Without the images, write out the whole listing exactly.

::::::::

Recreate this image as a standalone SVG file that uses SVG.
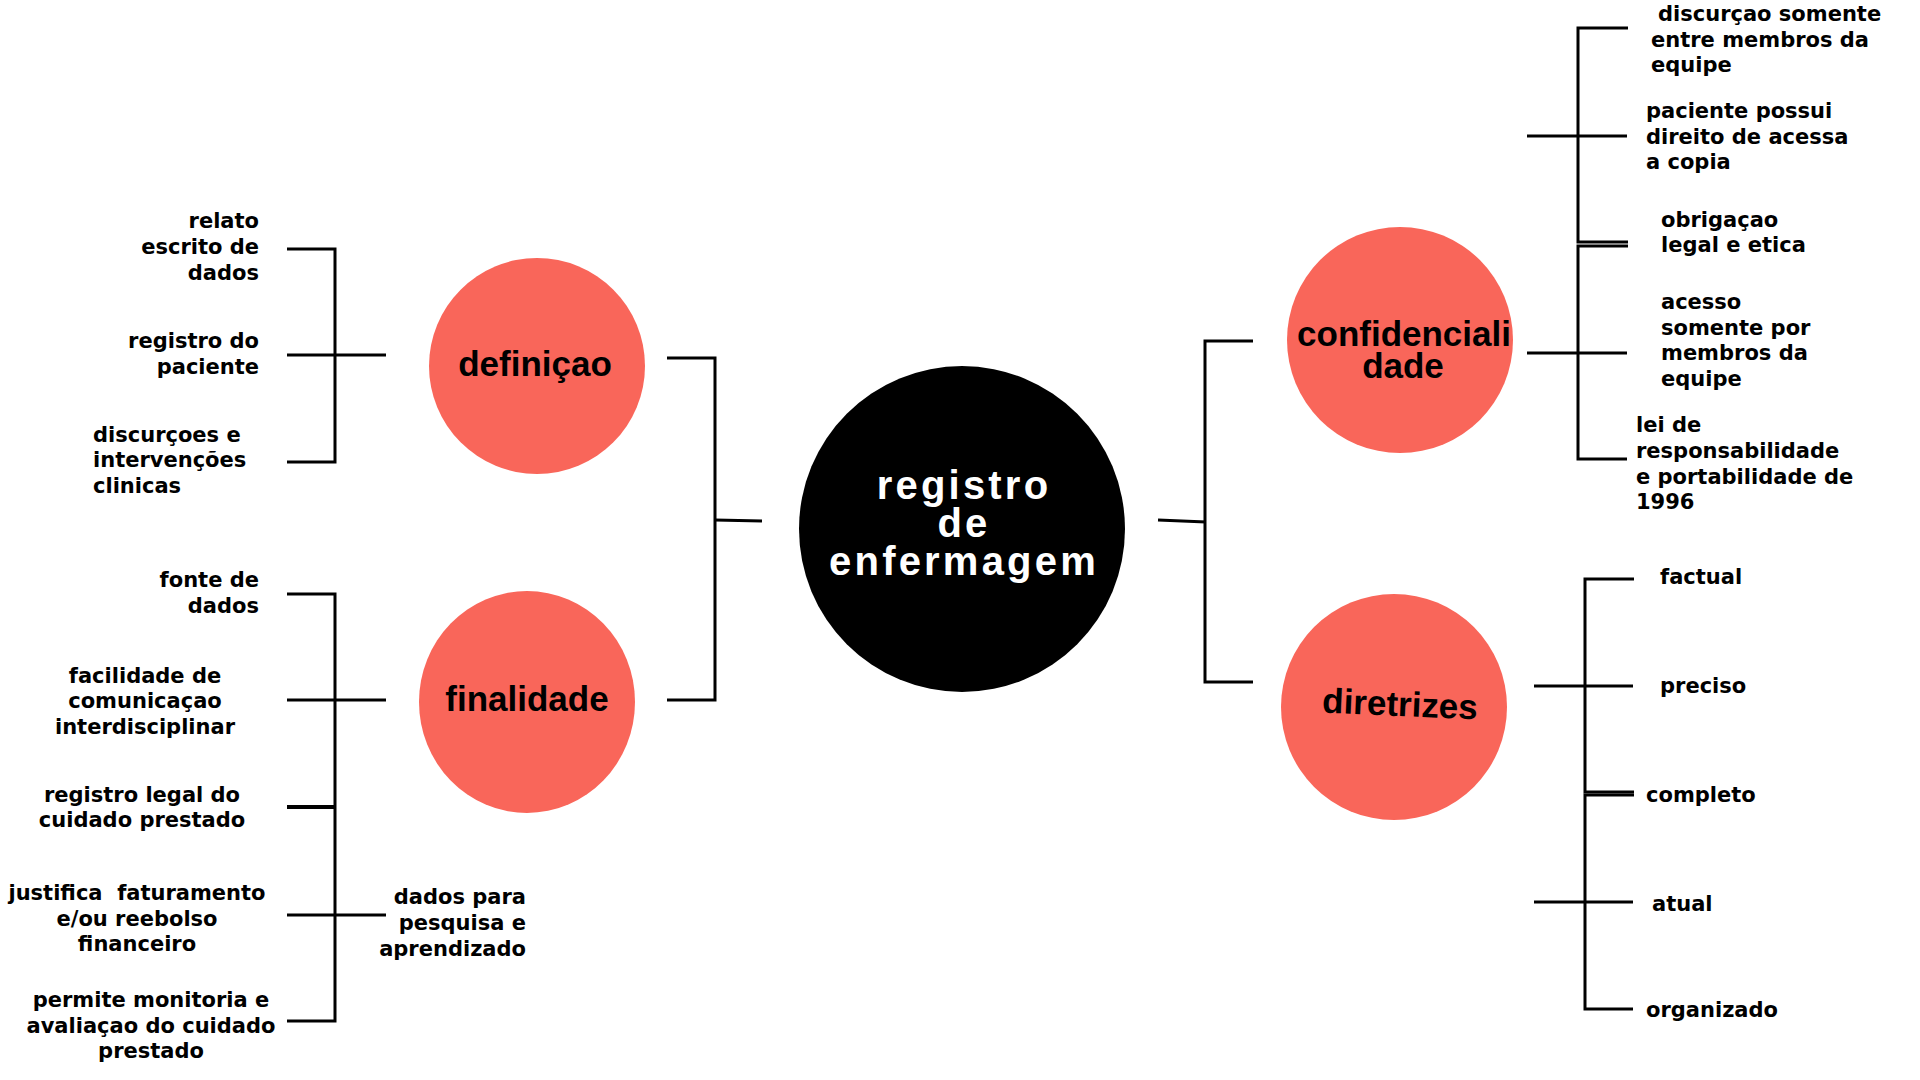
<svg xmlns="http://www.w3.org/2000/svg" width="1920" height="1080" viewBox="0 0 1920 1080">
<style>
.bg{fill:#ffffff}
.topic{fill:#F9665A}
.core{fill:#000000}
.conn{fill:none;stroke:#000;stroke-width:3;stroke-linecap:butt;stroke-linejoin:miter}
.thick{stroke-width:4}
.lbl{font-family:"DejaVu Sans","Liberation Sans",sans-serif;font-weight:bold;font-size:21px;fill:#000}
.end{text-anchor:end}
.mid{text-anchor:middle}
.ttl{font-family:"Liberation Sans",Arial,sans-serif;font-weight:bold;font-size:35px;fill:#000;text-anchor:middle}
.core-t{font-family:"Liberation Sans",Arial,sans-serif;font-weight:bold;font-size:40px;letter-spacing:3.2px;fill:#fff;text-anchor:middle}
</style>
<rect class="bg" x="0" y="0" width="1920" height="1080"/>

<g id="connectors">
  <path class="conn" d="M667,358 H715 V700 H667"/>
  <path class="conn" d="M715,520 L762,521"/>
  <path class="conn" d="M1158,520 L1206,522"/>
  <path class="conn" d="M1253,341 H1205 V682 H1253"/>
  <path class="conn" d="M287,249 H335 V462 H287"/>
  <path class="conn" d="M287,355 H386"/>
  <path class="conn" d="M287,594 H335 V1021 H287"/>
  <path class="conn" d="M287,700 H386"/>
  <path class="conn thick" d="M287,807 H335"/>
  <path class="conn" d="M287,915 H386"/>
  <path class="conn" d="M1628,28 H1578 V242 H1628"/>
  <path class="conn" d="M1527,136 H1627"/>
  <path class="conn" d="M1628,246 H1578 V459 H1627"/>
  <path class="conn" d="M1527,353 H1627"/>
  <path class="conn" d="M1634,579 H1585 V792 H1634"/>
  <path class="conn" d="M1534,686 H1633"/>
  <path class="conn" d="M1634,795 H1585 V1009 H1633"/>
  <path class="conn" d="M1534,902 H1633"/>
</g>

<g id="registro-de-enfermagem">
  <circle class="core" cx="962" cy="529" r="163"/>
  <text class="core-t"><tspan x="964" y="499">registro</tspan><tspan x="964" y="537">de</tspan><tspan x="964" y="575">enfermagem</tspan></text>
</g>

<g id="definicao">
  <circle class="topic" cx="537" cy="366" r="108"/>
  <text class="ttl" x="535" y="376">definiçao</text>
</g>
<g id="finalidade">
  <ellipse class="topic" cx="527" cy="702" rx="108" ry="111"/>
  <text class="ttl" x="527" y="711">finalidade</text>
</g>
<g id="confidencialidade">
  <circle class="topic" cx="1400" cy="340" r="113"/>
  <text class="ttl"><tspan x="1404" y="346">confidenciali</tspan><tspan x="1403" y="378">dade</tspan></text>
</g>
<g id="diretrizes">
  <circle class="topic" cx="1394" cy="707" r="113"/>
  <text class="ttl" x="1400" y="716" transform="rotate(2.5 1400 705)">diretrizes</text>
</g>

<g id="def-relato"><text class="lbl end"><tspan x="259" y="228">relato</tspan><tspan x="259" y="254">escrito de</tspan><tspan x="259" y="280">dados</tspan></text></g>
<g id="def-registro"><text class="lbl end"><tspan x="259" y="348">registro do</tspan><tspan x="259" y="374">paciente</tspan></text></g>
<g id="def-discurcoes"><text class="lbl"><tspan x="93" y="442">discurçoes e</tspan><tspan x="93" y="467">intervenções</tspan><tspan x="93" y="493">clinicas</tspan></text></g>

<g id="fin-fonte"><text class="lbl end"><tspan x="259" y="587">fonte de</tspan><tspan x="259" y="613">dados</tspan></text></g>
<g id="fin-facilidade"><text class="lbl mid"><tspan x="145" y="683">facilidade de</tspan><tspan x="145" y="708">comunicaçao</tspan><tspan x="145" y="734">interdisciplinar</tspan></text></g>
<g id="fin-legal"><text class="lbl mid"><tspan x="142" y="802">registro legal do</tspan><tspan x="142" y="827">cuidado prestado</tspan></text></g>
<g id="fin-justifica"><text class="lbl mid" style="white-space:pre"><tspan x="137" y="900">justifica  faturamento</tspan><tspan x="137" y="926">e/ou reebolso</tspan><tspan x="137" y="951">financeiro</tspan></text></g>
<g id="fin-monitoria"><text class="lbl mid"><tspan x="151" y="1007">permite monitoria e</tspan><tspan x="151" y="1033">avaliaçao do cuidado</tspan><tspan x="151" y="1058">prestado</tspan></text></g>
<g id="fin-pesquisa"><text class="lbl end"><tspan x="526" y="904">dados para</tspan><tspan x="526" y="930">pesquisa e</tspan><tspan x="526" y="956">aprendizado</tspan></text></g>

<g id="conf-discurcao"><text class="lbl"><tspan x="1658" y="21">discurçao somente</tspan><tspan x="1651" y="47">entre membros da</tspan><tspan x="1651" y="72">equipe</tspan></text></g>
<g id="conf-paciente"><text class="lbl"><tspan x="1646" y="118">paciente possui</tspan><tspan x="1646" y="144">direito de acessa</tspan><tspan x="1646" y="169">a copia</tspan></text></g>
<g id="conf-obrigacao"><text class="lbl"><tspan x="1661" y="227">obrigaçao</tspan><tspan x="1661" y="252">legal e etica</tspan></text></g>
<g id="conf-acesso"><text class="lbl"><tspan x="1661" y="309">acesso</tspan><tspan x="1661" y="335">somente por</tspan><tspan x="1661" y="360">membros da</tspan><tspan x="1661" y="386">equipe</tspan></text></g>
<g id="conf-lei"><text class="lbl"><tspan x="1636" y="432">lei de</tspan><tspan x="1636" y="458">responsabilidade</tspan><tspan x="1636" y="484">e portabilidade de</tspan><tspan x="1636" y="509">1996</tspan></text></g>

<g id="dir-factual"><text class="lbl" x="1660" y="584">factual</text></g>
<g id="dir-preciso"><text class="lbl" x="1660" y="693">preciso</text></g>
<g id="dir-completo"><text class="lbl" x="1646" y="802">completo</text></g>
<g id="dir-atual"><text class="lbl" x="1652" y="911">atual</text></g>
<g id="dir-organizado"><text class="lbl" x="1646" y="1017">organizado</text></g>
</svg>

::::::::

(Task answer)
Recreate this image as a standalone SVG file that uses SVG.
<svg xmlns="http://www.w3.org/2000/svg" width="1920" height="1080" viewBox="0 0 1920 1080">
<style>
.bg{fill:#ffffff}
.topic{fill:#F9665A}
.core{fill:#000000}
.conn{fill:none;stroke:#000;stroke-width:3;stroke-linecap:butt;stroke-linejoin:miter}
.thick{stroke-width:4}
.lbl{font-family:"DejaVu Sans","Liberation Sans",sans-serif;font-weight:bold;font-size:21px;fill:#000}
.end{text-anchor:end}
.mid{text-anchor:middle}
.ttl{font-family:"Liberation Sans",Arial,sans-serif;font-weight:bold;font-size:35px;fill:#000;text-anchor:middle}
.core-t{font-family:"Liberation Sans",Arial,sans-serif;font-weight:bold;font-size:40px;letter-spacing:3.2px;fill:#fff;text-anchor:middle}
</style>
<rect class="bg" x="0" y="0" width="1920" height="1080"/>

<g id="connectors">
  <path class="conn" d="M667,358 H715 V700 H667"/>
  <path class="conn" d="M715,520 L762,521"/>
  <path class="conn" d="M1158,520 L1206,522"/>
  <path class="conn" d="M1253,341 H1205 V682 H1253"/>
  <path class="conn" d="M287,249 H335 V462 H287"/>
  <path class="conn" d="M287,355 H386"/>
  <path class="conn" d="M287,594 H335 V1021 H287"/>
  <path class="conn" d="M287,700 H386"/>
  <path class="conn thick" d="M287,807 H335"/>
  <path class="conn" d="M287,915 H386"/>
  <path class="conn" d="M1628,28 H1578 V242 H1628"/>
  <path class="conn" d="M1527,136 H1627"/>
  <path class="conn" d="M1628,246 H1578 V459 H1627"/>
  <path class="conn" d="M1527,353 H1627"/>
  <path class="conn" d="M1634,579 H1585 V792 H1634"/>
  <path class="conn" d="M1534,686 H1633"/>
  <path class="conn" d="M1634,795 H1585 V1009 H1633"/>
  <path class="conn" d="M1534,902 H1633"/>
</g>

<g id="registro-de-enfermagem">
  <circle class="core" cx="962" cy="529" r="163"/>
  <text class="core-t"><tspan x="964" y="499">registro</tspan><tspan x="964" y="537">de</tspan><tspan x="964" y="575">enfermagem</tspan></text>
</g>

<g id="definicao">
  <circle class="topic" cx="537" cy="366" r="108"/>
  <text class="ttl" x="535" y="376">definiçao</text>
</g>
<g id="finalidade">
  <ellipse class="topic" cx="527" cy="702" rx="108" ry="111"/>
  <text class="ttl" x="527" y="711">finalidade</text>
</g>
<g id="confidencialidade">
  <circle class="topic" cx="1400" cy="340" r="113"/>
  <text class="ttl"><tspan x="1404" y="346">confidenciali</tspan><tspan x="1403" y="378">dade</tspan></text>
</g>
<g id="diretrizes">
  <circle class="topic" cx="1394" cy="707" r="113"/>
  <text class="ttl" x="1400" y="716" transform="rotate(2.5 1400 705)">diretrizes</text>
</g>

<g id="def-relato"><text class="lbl end"><tspan x="259" y="228">relato</tspan><tspan x="259" y="254">escrito de</tspan><tspan x="259" y="280">dados</tspan></text></g>
<g id="def-registro"><text class="lbl end"><tspan x="259" y="348">registro do</tspan><tspan x="259" y="374">paciente</tspan></text></g>
<g id="def-discurcoes"><text class="lbl"><tspan x="93" y="442">discurçoes e</tspan><tspan x="93" y="467">intervenções</tspan><tspan x="93" y="493">clinicas</tspan></text></g>

<g id="fin-fonte"><text class="lbl end"><tspan x="259" y="587">fonte de</tspan><tspan x="259" y="613">dados</tspan></text></g>
<g id="fin-facilidade"><text class="lbl mid"><tspan x="145" y="683">facilidade de</tspan><tspan x="145" y="708">comunicaçao</tspan><tspan x="145" y="734">interdisciplinar</tspan></text></g>
<g id="fin-legal"><text class="lbl mid"><tspan x="142" y="802">registro legal do</tspan><tspan x="142" y="827">cuidado prestado</tspan></text></g>
<g id="fin-justifica"><text class="lbl mid" style="white-space:pre"><tspan x="137" y="900">justifica  faturamento</tspan><tspan x="137" y="926">e/ou reebolso</tspan><tspan x="137" y="951">financeiro</tspan></text></g>
<g id="fin-monitoria"><text class="lbl mid"><tspan x="151" y="1007">permite monitoria e</tspan><tspan x="151" y="1033">avaliaçao do cuidado</tspan><tspan x="151" y="1058">prestado</tspan></text></g>
<g id="fin-pesquisa"><text class="lbl end"><tspan x="526" y="904">dados para</tspan><tspan x="526" y="930">pesquisa e</tspan><tspan x="526" y="956">aprendizado</tspan></text></g>

<g id="conf-discurcao"><text class="lbl"><tspan x="1658" y="21">discurçao somente</tspan><tspan x="1651" y="47">entre membros da</tspan><tspan x="1651" y="72">equipe</tspan></text></g>
<g id="conf-paciente"><text class="lbl"><tspan x="1646" y="118">paciente possui</tspan><tspan x="1646" y="144">direito de acessa</tspan><tspan x="1646" y="169">a copia</tspan></text></g>
<g id="conf-obrigacao"><text class="lbl"><tspan x="1661" y="227">obrigaçao</tspan><tspan x="1661" y="252">legal e etica</tspan></text></g>
<g id="conf-acesso"><text class="lbl"><tspan x="1661" y="309">acesso</tspan><tspan x="1661" y="335">somente por</tspan><tspan x="1661" y="360">membros da</tspan><tspan x="1661" y="386">equipe</tspan></text></g>
<g id="conf-lei"><text class="lbl"><tspan x="1636" y="432">lei de</tspan><tspan x="1636" y="458">responsabilidade</tspan><tspan x="1636" y="484">e portabilidade de</tspan><tspan x="1636" y="509">1996</tspan></text></g>

<g id="dir-factual"><text class="lbl" x="1660" y="584">factual</text></g>
<g id="dir-preciso"><text class="lbl" x="1660" y="693">preciso</text></g>
<g id="dir-completo"><text class="lbl" x="1646" y="802">completo</text></g>
<g id="dir-atual"><text class="lbl" x="1652" y="911">atual</text></g>
<g id="dir-organizado"><text class="lbl" x="1646" y="1017">organizado</text></g>
</svg>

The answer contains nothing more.